Data provided:
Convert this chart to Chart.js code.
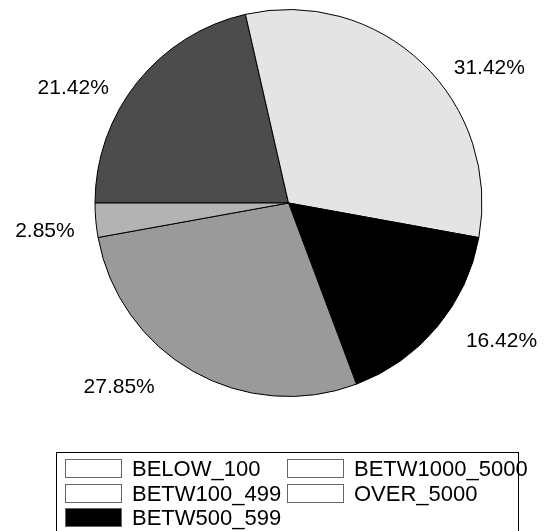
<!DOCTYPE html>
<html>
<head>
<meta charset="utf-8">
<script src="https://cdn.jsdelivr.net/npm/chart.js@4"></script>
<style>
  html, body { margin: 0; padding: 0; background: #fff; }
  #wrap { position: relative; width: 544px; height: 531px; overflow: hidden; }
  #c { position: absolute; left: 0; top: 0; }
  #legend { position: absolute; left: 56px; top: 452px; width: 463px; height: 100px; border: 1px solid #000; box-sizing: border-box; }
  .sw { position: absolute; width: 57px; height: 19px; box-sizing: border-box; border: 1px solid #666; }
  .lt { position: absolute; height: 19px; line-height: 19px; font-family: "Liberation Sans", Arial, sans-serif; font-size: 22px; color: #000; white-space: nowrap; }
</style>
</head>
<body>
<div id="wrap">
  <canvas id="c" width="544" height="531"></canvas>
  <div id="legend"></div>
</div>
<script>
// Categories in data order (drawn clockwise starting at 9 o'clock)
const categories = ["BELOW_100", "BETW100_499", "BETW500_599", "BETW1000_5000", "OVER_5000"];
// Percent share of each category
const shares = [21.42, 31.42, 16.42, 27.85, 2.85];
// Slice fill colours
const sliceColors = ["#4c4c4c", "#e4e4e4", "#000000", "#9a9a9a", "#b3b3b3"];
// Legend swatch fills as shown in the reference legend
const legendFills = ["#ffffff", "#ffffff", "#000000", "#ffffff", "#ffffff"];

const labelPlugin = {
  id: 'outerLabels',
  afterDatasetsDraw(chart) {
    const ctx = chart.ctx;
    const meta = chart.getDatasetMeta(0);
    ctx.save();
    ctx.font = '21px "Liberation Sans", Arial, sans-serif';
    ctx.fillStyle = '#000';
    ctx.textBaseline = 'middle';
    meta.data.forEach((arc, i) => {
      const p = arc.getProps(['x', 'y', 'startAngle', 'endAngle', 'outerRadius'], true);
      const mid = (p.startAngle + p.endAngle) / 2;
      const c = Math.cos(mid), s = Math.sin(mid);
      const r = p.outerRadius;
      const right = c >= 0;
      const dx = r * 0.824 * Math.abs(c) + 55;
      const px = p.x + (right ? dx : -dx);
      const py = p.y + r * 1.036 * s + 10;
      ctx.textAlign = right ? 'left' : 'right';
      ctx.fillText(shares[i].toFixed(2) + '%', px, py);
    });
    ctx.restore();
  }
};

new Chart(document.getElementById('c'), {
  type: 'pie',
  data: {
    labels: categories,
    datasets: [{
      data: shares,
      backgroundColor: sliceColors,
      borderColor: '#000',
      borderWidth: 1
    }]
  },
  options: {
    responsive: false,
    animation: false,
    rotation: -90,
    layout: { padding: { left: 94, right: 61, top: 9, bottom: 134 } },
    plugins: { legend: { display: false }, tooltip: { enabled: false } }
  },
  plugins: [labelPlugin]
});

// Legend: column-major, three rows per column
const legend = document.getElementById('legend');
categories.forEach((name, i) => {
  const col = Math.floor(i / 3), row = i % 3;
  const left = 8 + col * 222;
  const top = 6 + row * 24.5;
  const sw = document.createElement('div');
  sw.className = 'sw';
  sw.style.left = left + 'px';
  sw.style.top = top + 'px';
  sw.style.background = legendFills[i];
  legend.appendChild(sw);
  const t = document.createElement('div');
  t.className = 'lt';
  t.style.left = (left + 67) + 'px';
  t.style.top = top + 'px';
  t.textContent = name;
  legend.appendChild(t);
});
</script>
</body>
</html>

The task: Leave out the pictures and reproduce the rest of the listing exactly.

Final answer:
Convert this chart to Chart.js code.
<!DOCTYPE html>
<html>
<head>
<meta charset="utf-8">
<script src="https://cdn.jsdelivr.net/npm/chart.js@4"></script>
<style>
  html, body { margin: 0; padding: 0; background: #fff; }
  #wrap { position: relative; width: 544px; height: 531px; overflow: hidden; }
  #c { position: absolute; left: 0; top: 0; }
  #legend { position: absolute; left: 56px; top: 452px; width: 463px; height: 100px; border: 1px solid #000; box-sizing: border-box; }
  .sw { position: absolute; width: 57px; height: 19px; box-sizing: border-box; border: 1px solid #666; }
  .lt { position: absolute; height: 19px; line-height: 19px; font-family: "Liberation Sans", Arial, sans-serif; font-size: 22px; color: #000; white-space: nowrap; }
</style>
</head>
<body>
<div id="wrap">
  <canvas id="c" width="544" height="531"></canvas>
  <div id="legend"></div>
</div>
<script>
// Categories in data order (drawn clockwise starting at 9 o'clock)
const categories = ["BELOW_100", "BETW100_499", "BETW500_599", "BETW1000_5000", "OVER_5000"];
// Percent share of each category
const shares = [21.42, 31.42, 16.42, 27.85, 2.85];
// Slice fill colours
const sliceColors = ["#4c4c4c", "#e4e4e4", "#000000", "#9a9a9a", "#b3b3b3"];
// Legend swatch fills as shown in the reference legend
const legendFills = ["#ffffff", "#ffffff", "#000000", "#ffffff", "#ffffff"];

const labelPlugin = {
  id: 'outerLabels',
  afterDatasetsDraw(chart) {
    const ctx = chart.ctx;
    const meta = chart.getDatasetMeta(0);
    ctx.save();
    ctx.font = '21px "Liberation Sans", Arial, sans-serif';
    ctx.fillStyle = '#000';
    ctx.textBaseline = 'middle';
    meta.data.forEach((arc, i) => {
      const p = arc.getProps(['x', 'y', 'startAngle', 'endAngle', 'outerRadius'], true);
      const mid = (p.startAngle + p.endAngle) / 2;
      const c = Math.cos(mid), s = Math.sin(mid);
      const r = p.outerRadius;
      const right = c >= 0;
      const dx = r * 0.824 * Math.abs(c) + 55;
      const px = p.x + (right ? dx : -dx);
      const py = p.y + r * 1.036 * s + 10;
      ctx.textAlign = right ? 'left' : 'right';
      ctx.fillText(shares[i].toFixed(2) + '%', px, py);
    });
    ctx.restore();
  }
};

new Chart(document.getElementById('c'), {
  type: 'pie',
  data: {
    labels: categories,
    datasets: [{
      data: shares,
      backgroundColor: sliceColors,
      borderColor: '#000',
      borderWidth: 1
    }]
  },
  options: {
    responsive: false,
    animation: false,
    rotation: -90,
    layout: { padding: { left: 94, right: 61, top: 9, bottom: 134 } },
    plugins: { legend: { display: false }, tooltip: { enabled: false } }
  },
  plugins: [labelPlugin]
});

// Legend: column-major, three rows per column
const legend = document.getElementById('legend');
categories.forEach((name, i) => {
  const col = Math.floor(i / 3), row = i % 3;
  const left = 8 + col * 222;
  const top = 6 + row * 24.5;
  const sw = document.createElement('div');
  sw.className = 'sw';
  sw.style.left = left + 'px';
  sw.style.top = top + 'px';
  sw.style.background = legendFills[i];
  legend.appendChild(sw);
  const t = document.createElement('div');
  t.className = 'lt';
  t.style.left = (left + 67) + 'px';
  t.style.top = top + 'px';
  t.textContent = name;
  legend.appendChild(t);
});
</script>
</body>
</html>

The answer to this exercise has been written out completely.